2022年03月08日
京大、高い致死率のウイルス増殖機構を解明
【カテゴリー】:ファインケミカル
【関連企業・団体】:京都大学

 京都大学ウイルス・再生医科学研究所の野田岳志教授をはじめ、国立感染症研究所、フィリップ大学などの国際共同研究グループは7日、マールブルグウイルスのウイルス核タンパク質-RNA 複合体の立体構造をクライオ電子顕微鏡解析により明らかにしたと発表した。これにより、ヒトに致死的な出血熱を引き起こすマールブルグウイルスとエボラウイルスの増殖機構の一端が明らかになった。

 マールブルグウイルスは細胞で増殖する際、ウイルス遺伝子とウイルス核タンパク質から構成される螺旋状のヌクレオカプシドを形成する。ヌクレオカプシドはウイルス遺伝子を転写・複製し、ウイルス増殖環の中心を担う複合体だが、その形成機構はこれまでわかっていなかった。

 研究グループは、マールブルグウイルスのヌクレオカプシドのコア構造であるウイルス核タンパク質-RNA 複合体(NP-RNA 複合体)の立体構造を原子レベルで決定し、その形成に重要な相互作用を明らかにした。またマールブルグウイルスとエボラウイルスの NP-RNA 複合体の構造が非常に類似していることを明らかにした。

 マールブルグウイルスはエボラウイルスと同じフィロウイルス科に属し、ヒトに対して高い致死率の出血熱を引き起こす。近年もアフリカで散発的な流行が繰り返され、アウトブレイクを起こした。

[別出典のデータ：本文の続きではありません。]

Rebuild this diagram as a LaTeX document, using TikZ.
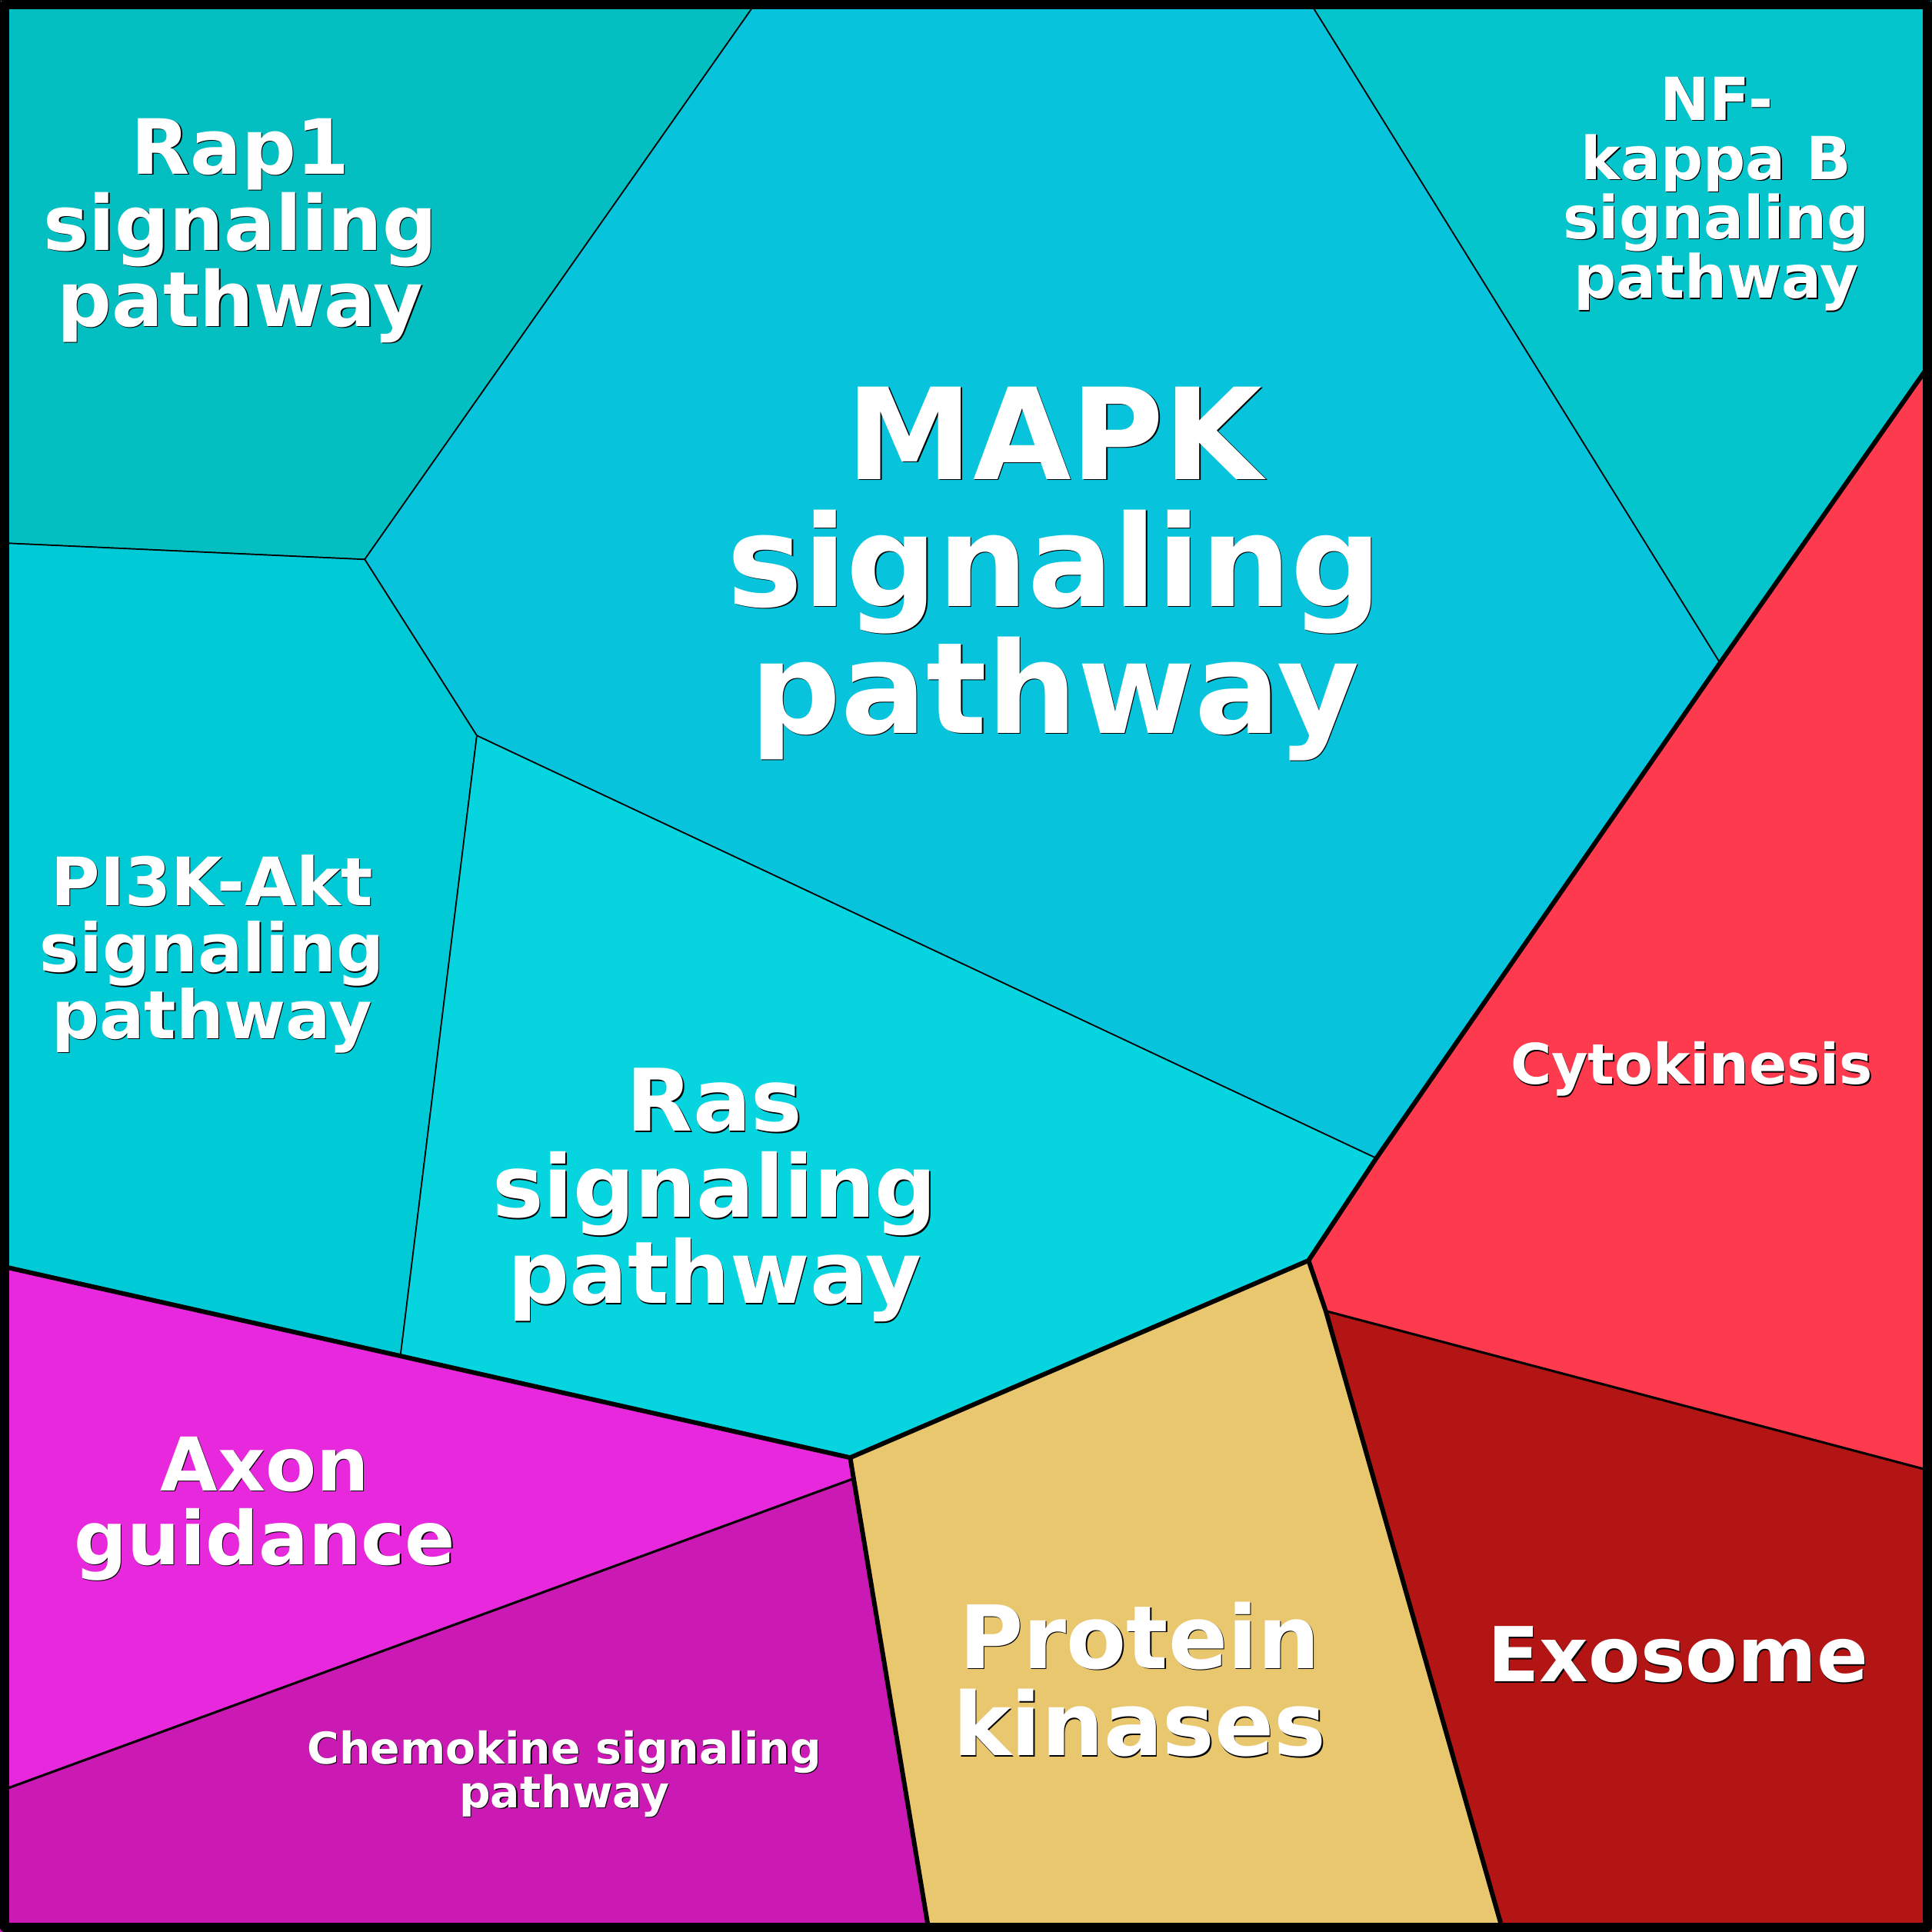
\documentclass[tikz,border=0pt]{standalone}
\usepackage{fontspec}
\setmainfont{DejaVu Sans}

\definecolor{rapcol}{HTML}{04BFC1}
\definecolor{mapkcol}{HTML}{08C3DC}
\definecolor{nfkbcol}{HTML}{05C5CC}
\definecolor{pikcol}{HTML}{00CAD6}
\definecolor{rascol}{HTML}{06D5E0}
\definecolor{cytocol}{HTML}{FD3A4E}
\definecolor{exocol}{HTML}{B31515}
\definecolor{pkcol}{HTML}{E8C76F}
\definecolor{axoncol}{HTML}{E828DC}
\definecolor{chemocol}{HTML}{CA1AB3}

\tikzset{
  cell/.style={draw=black, line width=0.3pt, line join=round},
  midline/.style={draw=black, line width=0.55pt, line cap=round},
  groupline/.style={draw=black, line width=1.06pt, line cap=round, line join=round},
  celltext/.style={align=center, anchor=base, inner sep=0pt},
}

% label with a small dark drop shadow: name, x, y (last baseline), size, text
\newcommand{\celllabel}[5]{%
  \node[celltext, black, font=\bfseries\fontsize{#4}{#4}\selectfont] at (#2+0.8,#3+0.8) {#5};
  \node[celltext, white, font=\bfseries\fontsize{#4}{#4}\selectfont] (#1) at (#2,#3) {#5};
}

\begin{document}
\begin{tikzpicture}[x=0.01cm, y=-0.01cm]
    \useasboundingbox (0,0) rectangle (1568,1568);

    % Corners and edge points
    \coordinate (tl) at (0,0);
    \coordinate (tr) at (1568,0);
    \coordinate (br) at (1568,1568);
    \coordinate (bl) at (0,1568);
    \coordinate (t1) at (615,0);
    \coordinate (t2) at (1062,0);
    \coordinate (l1) at (0,440.6);
    \coordinate (l2) at (0,1027.3);
    \coordinate (l3) at (0,1453.6);
    \coordinate (r1) at (1568,293);
    \coordinate (r2) at (1568,1194);
    \coordinate (b1) at (754,1568);
    \coordinate (b2) at (1220,1568);

    % Inner vertices
    \coordinate (v1) at (296,454);
    \coordinate (v2) at (387,597);
    \coordinate (v3) at (1396,538);
    \coordinate (v4) at (1117,940);
    \coordinate (v5) at (1062,1023);
    \coordinate (v6) at (1076,1064);
    \coordinate (v7) at (690,1183);
    \coordinate (v8) at (325,1100.5);
    \coordinate (v9) at (692.8,1200);

    % Draw the cells
    \filldraw[cell, fill=rapcol] (tl) -- (t1) -- (v1) -- (l1) -- cycle;
    \filldraw[cell, fill=mapkcol] (t1) -- (t2) -- (v3) -- (v4) -- (v2) -- (v1) -- cycle;
    \filldraw[cell, fill=nfkbcol] (t2) -- (tr) -- (r1) -- (v3) -- cycle;
    \filldraw[cell, fill=pikcol] (l1) -- (v1) -- (v2) -- (v8) -- (l2) -- cycle;
    \filldraw[cell, fill=rascol] (v2) -- (v4) -- (v5) -- (v7) -- (v8) -- cycle;
    \fill[cytocol] (r1) -- (r2) -- (v6) -- (v5) -- (v4) -- (v3) -- cycle;
    \fill[exocol] (v6) -- (r2) -- (br) -- (b2) -- cycle;
    \fill[pkcol] (v7) -- (v5) -- (v6) -- (b2) -- (b1) -- cycle;
    \fill[axoncol] (l2) -- (v8) -- (v7) -- (v9) -- (l3) -- cycle;
    \fill[chemocol] (l3) -- (v9) -- (b1) -- (bl) -- cycle;

    % Borders inside the red and magenta groups
    \draw[midline] (v6) -- (r2);
    \draw[midline] (l3) -- (v9);

    % Borders between the groups
    \draw[groupline] (r1) -- (v3) -- (v4) -- (v5) -- (v7);
    \draw[groupline] (l2) -- (v8) -- (v7) -- (v9) -- (b1);
    \draw[groupline] (v5) -- (v6) -- (b2);

    % Frame
    \draw[line width=2.12pt, line join=round] (3.75,3.75) rectangle (1564.25,1564.25);

    % Labels
    \celllabel{rap}{195}{265}{17.6pt}{Rap1\\signaling\\pathway}
    \celllabel{nfkb}{1393}{242}{13.7pt}{NF-\\kappa B\\signaling\\pathway}
    \celllabel{mapk}{856}{595}{29.3pt}{MAPK\\signaling\\pathway}
    \celllabel{pik}{172}{843}{15.4pt}{PI3K-Akt\\signaling\\pathway}
    \celllabel{ras}{580}{1058}{19.9pt}{Ras\\signaling\\pathway}
    \celllabel{cyto}{1373}{880}{12.9pt}{Cytokinesis}
    \celllabel{axon}{215}{1270}{17.1pt}{Axon\\guidance}
    \celllabel{chemo}{458}{1467}{10.1pt}{Chemokine signaling\\pathway}
    \celllabel{pk}{925}{1425}{20.2pt}{Protein\\kinases}
    \celllabel{exo}{1362}{1365}{17.5pt}{Exosome}
\end{tikzpicture}
\end{document}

 本研究成果は、マールブルグウイルス・エボラウイルスの増殖機構の解明と創薬に大きく貢献することが期待される。同研究成果は 3月4日に国際学術誌「Nature Communications」に掲載された。

<用語の解説>
◆マールブルグウイルス :1967 年に西ドイツのマールブルクで、ウガンダから輸入されたアフリカミドリザルからヒトが感染したことにより発見された、高い致死率を示す急性熱性疾患を引き起こすウイルス。ときに出血症状を来すこともあり、感染症法上、もっとも危険度が高い一類感染症に指定されている。